Uno de los fundamentos de la democracia contemporánea es el diálogo entre todos, y especialmente entre quienes tienen posturas divergentes. El diálogo demanda capacidad de escucha comprensiva e inteligencia para comunicar la postura propia. Esos dos rasgos imprescindibles entre dialogantes se logran cultivando un talante reflexivo que requiere silencio, lectura, meditación y creatividad. La democracia por tanto no es un asunto de velocidad, ni de estruendo, ni de improvisación, ni mucho menos de denostación al que opina diferente, discursos agresivos o uso de mentiras. Siempre la verdadera democracia es pausada y comprensiva, y requiere una cierta amistad ciudadana que parte del reconocimiento de la dignidad de todas las personas.
Lamentablemente identificamos la democracia política con procesos electorales donde mediante la votación de la población se decide quien debe ocupar tal o cual puesto público, sea por mayoría simple o absoluta. Es indudable que las elecciones son parte de la democracia, siempre que sean transparentes, competitivas y viable la alternancia. Elecciones a secas se hacen en muchas dictaduras -Trujillo fue un ejemplo- y eso no es democrático. La democracia implica elecciones pero es mucho más que eso. Los procesos electorales son la manera objetiva de tomar decisiones en grandes grupos.

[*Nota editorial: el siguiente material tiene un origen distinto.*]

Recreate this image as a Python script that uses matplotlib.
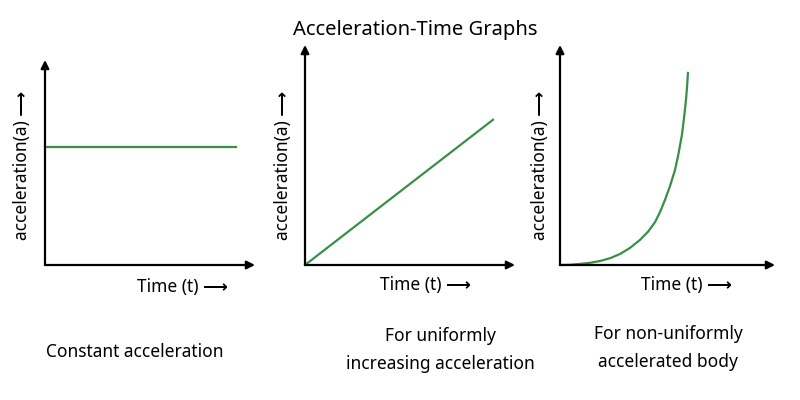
import matplotlib
matplotlib.use("Agg")
from matplotlib import pyplot as plt

plt.rcParams['font.family'] = ['Noto Sans', 'DejaVu Sans']

# panel data (arbitrary units, axes run 0..10)
const_t = [0, 9.1]
const_a = [5.76, 5.76]

lin_t = [0, 8.95]
lin_a = [0, 6.6]

curve_t = [0, 0.47, 0.93, 1.4, 1.86, 2.33, 2.79, 3.26, 3.72, 4.1, 4.42, 4.65, 4.88,
           5.12, 5.35, 5.51, 5.67, 5.77, 5.86, 5.91, 5.95]
curve_a = [0, 0.01, 0.05, 0.1, 0.18, 0.31, 0.5, 0.78, 1.14, 1.52, 1.95, 2.4, 2.95,
           3.6, 4.32, 5.05, 5.91, 6.7, 7.5, 8.1, 8.73]

captions = ["Constant acceleration",
            "For uniformly\nincreasing acceleration",
            "For non-uniformly\naccelerated body"]

GREEN = "#3a8f48"
W, H = 800, 400


def px_axes(fig, x0, y_base, x1, y_top):
    return fig.add_axes([x0 / W, (H - y_base) / H, (x1 - x0) / W, (y_base - y_top) / H])


def setup(ax):
    for s in ax.spines.values():
        s.set_visible(False)
    ax.set_xticks([])
    ax.set_yticks([])
    ax.set_xlim(0, 10)
    ax.set_ylim(0, 10)
    ap = dict(arrowstyle='-|>', color='black', lw=1.6, mutation_scale=12, shrinkA=0, shrinkB=0)
    ax.annotate('', xy=(1, 0), xytext=(0, 0), xycoords='axes fraction', arrowprops=ap)
    ax.annotate('', xy=(0, 1), xytext=(0, 0), xycoords='axes fraction', arrowprops=ap)


fig = plt.figure(figsize=(8, 4), dpi=100)
fig.patch.set_facecolor('white')
fig.text(415 / W, 1 - 30 / H, "Acceleration-Time Graphs", ha='center', va='center',
         fontsize=14.5, fontweight='bold')

panels = [(45, 265, 255, 60), (305, 265, 515, 45), (560, 265, 775, 45)]
series = [(const_t, const_a), (lin_t, lin_a), (curve_t, curve_a)]
ylab_x = [22, 283, 540]
ylab_y = [165, 165, 165]
time_lab = [(182, 287), (425, 285), (686, 285)]
cap_pos = [(135, 352), (440, 350), (668, 348)]

for i, (p, (t, a)) in enumerate(zip(panels, series)):
    ax = px_axes(fig, *p)
    setup(ax)
    ax.plot(t, a, color=GREEN, lw=1.6, clip_on=False)
    fig.text(ylab_x[i] / W, 1 - ylab_y[i] / H, "acceleration(a) ⟶",
             rotation=90, ha='center', va='center', fontsize=12.5, fontweight='bold')
    fig.text(time_lab[i][0] / W, 1 - time_lab[i][1] / H, "Time (t) ⟶",
             ha='center', va='center', fontsize=12.5, fontweight='bold')
    fig.text(cap_pos[i][0] / W, 1 - cap_pos[i][1] / H, captions[i],
             ha='center', va='center', fontsize=12.5, fontweight='bold', linespacing=1.7)

fig.savefig("out.png", dpi=100)
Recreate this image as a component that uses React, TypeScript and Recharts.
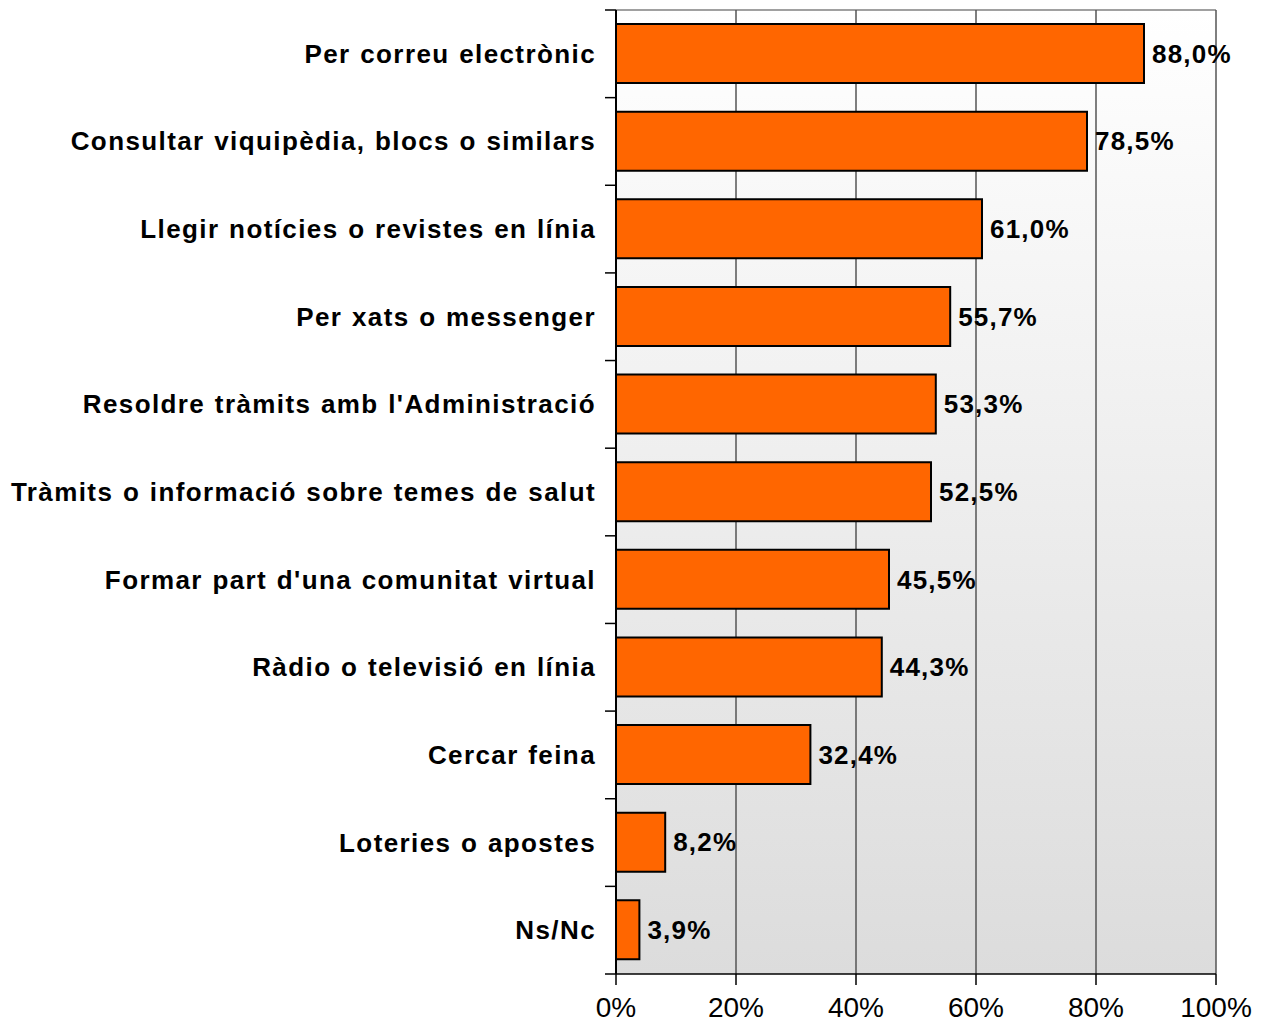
import React from 'react'
import { BarChart, Bar, XAxis, YAxis, CartesianGrid, LabelList } from 'recharts'

const categories = [
  'Per correu electrònic',
  'Consultar viquipèdia, blocs o similars',
  'Llegir notícies o revistes en línia',
  'Per xats o messenger',
  "Resoldre tràmits amb l'Administració",
  'Tràmits o informació sobre temes de salut',
  "Formar part d'una comunitat virtual",
  'Ràdio o televisió en línia',
  'Cercar feina',
  'Loteries o apostes',
  'Ns/Nc'
]
const values = [88.0, 78.5, 61.0, 55.7, 53.3, 52.5, 45.5, 44.3, 32.4, 8.2, 3.9]
const xTicks = [0, 20, 40, 60, 80, 100]

const data = categories.map((name, i) => ({ name, value: values[i] }))

const W = 1265
const H = 1023
const PLOT_LEFT = 616
const PLOT_TOP = 10
const PLOT_BOTTOM = 974
const BAND = (PLOT_BOTTOM - PLOT_TOP) / categories.length
const FONT = '"Liberation Sans", Arial, sans-serif'

const fmt = (v: number) => v.toFixed(1).replace('.', ',') + '%'

function CategoryTick(props: any) {
  const { y, payload, index } = props
  const top = y - BAND / 2
  const isLast = index === categories.length - 1
  return (
    <g>
      <line x1={PLOT_LEFT - 11} x2={PLOT_LEFT} y1={top} y2={top} stroke="#000" strokeWidth={1.5} />
      {isLast && (
        <line x1={PLOT_LEFT - 11} x2={PLOT_LEFT} y1={y + BAND / 2} y2={y + BAND / 2} stroke="#000" strokeWidth={1.5} />
      )}
      <text
        x={PLOT_LEFT - 20}
        y={y}
        dy={9}
        textAnchor="end"
        fontFamily={FONT}
        fontWeight="bold"
        fontSize={26}
        letterSpacing={1.4}
        wordSpacing={1}
        fill="#000"
      >
        {payload.value}
      </text>
    </g>
  )
}

export default function App() {
  return (
    <div style={{ position: 'absolute', left: 0, top: 0, background: '#fff' }}>
      <BarChart
        width={W}
        height={H}
        data={data}
        layout="vertical"
        margin={{ top: PLOT_TOP, right: W - 1216, bottom: 0, left: 0 }}
        barSize={59}
      >
        <defs>
          <linearGradient id="bg" x1="0" y1="0" x2="0" y2="1">
            <stop offset="0%" stopColor="#ffffff" />
            <stop offset="100%" stopColor="#dcdcdc" />
          </linearGradient>
        </defs>
        <CartesianGrid
          fill="url(#bg)"
          vertical={false}
          horizontal={true}
          horizontalCoordinatesGenerator={() => [PLOT_TOP]}
          stroke="#a0a0a0"
          strokeWidth={2}
        />
        <CartesianGrid horizontal={false} stroke="#555" strokeWidth={1.5} />
        <XAxis
          type="number"
          domain={[0, 100]}
          ticks={xTicks}
          tickFormatter={(v: number) => v + '%'}
          axisLine={{ stroke: '#000', strokeWidth: 1.5 }}
          tickLine={{ stroke: '#000', strokeWidth: 1.5 }}
          tickSize={11}
          tickMargin={12}
          height={H - PLOT_BOTTOM}
          tick={{ fill: '#000', fontSize: 28, fontFamily: FONT }}
          interval={0}
        />
        <YAxis
          type="category"
          dataKey="name"
          width={PLOT_LEFT}
          axisLine={{ stroke: '#000', strokeWidth: 2 }}
          tickLine={false}
          tick={<CategoryTick />}
          interval={0}
        />
        <Bar dataKey="value" fill="#ff6600" stroke="#000" strokeWidth={2} isAnimationActive={false}>
          <LabelList
            dataKey="value"
            position="right"
            offset={8}
            formatter={(v: any) => fmt(Number(v))}
            fill="#000"
            fontFamily={FONT}
            fontWeight="bold"
            fontSize={26}
            letterSpacing={1.2}
          />
        </Bar>
      </BarChart>
    </div>
  )
}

No existe democracia política si no existe democracia en los partidos, en las organizaciones, en las empresas, en las escuelas, incluso en los hogares. El cultivo del diálogo activo y sereno es un rasgo de la democracia en todos los aspectos de la vida social y por tanto es una señal del grado de civilización de un pueblo. El camino opuesto es la irascibilidad en la vida cotidiana, en el tratamiento de las diferencias y en la exposición pública de posturas políticas, sociales, religiosas y hasta culturales. El ruido y la agresividad en el lenguaje, la apelación regular a insultos y la divulgación de mentiras, no favorece la democracia, por el contrario la debilita a tal grado que abre las puertas a la tiranía. Muchos de los textos en las redes sociales, usualmente anónimos, destilan tanto odio contra personas e ideas, que quienes viven inmersos en esos artilugios del Internet usualmente degeneran hacían comportamientos sectarios y viven sus mentes pobladas de mentiras.
Si el uso de los medios de comunicación tradicionales (radio, televisión y periódicos) sirvieron en diversos momentos para destruir la democracia -el caso de Bosch en 1963 es paradigmático- en la actualidad con la facilidad que brindan las redes sociales para divulgar mentiras, agredir personas, distorsionar discursos y hasta promover la violencia, la tensión social, la exacerbación de los ánimos y la promoción de la ira, van cavando la tumba de una sociedad democrática y abriendo las puertas a la dictadura. Aquí y en Estados Unidos, en Argentina y España, en demasiadas partes del mundo, la política ya no es diálogo sino denostación y descalificación. Sin mencionar el acicate que existe por la violencia ya en ejecución en la Franja de Gaza o Ucrania, y otros lugares.
El ejercicio de la política verdadera es cuestión de acuerdos sobre puntos muchas veces opuestos, llegar al punto medio (como aconsejaban los griegos de la antigüedad) entre posturas aparentemente irreconciliables. Por tanto el diálogo político exige creatividad e inteligencia de los actores, no puede ser el quehacer de energúmenos obsesionados con posturas absolutas, alimentadas de mentiras y generadoras de violencia, sea verbal o física. Sin una cultura democrática social, no es posible una democracia política madura.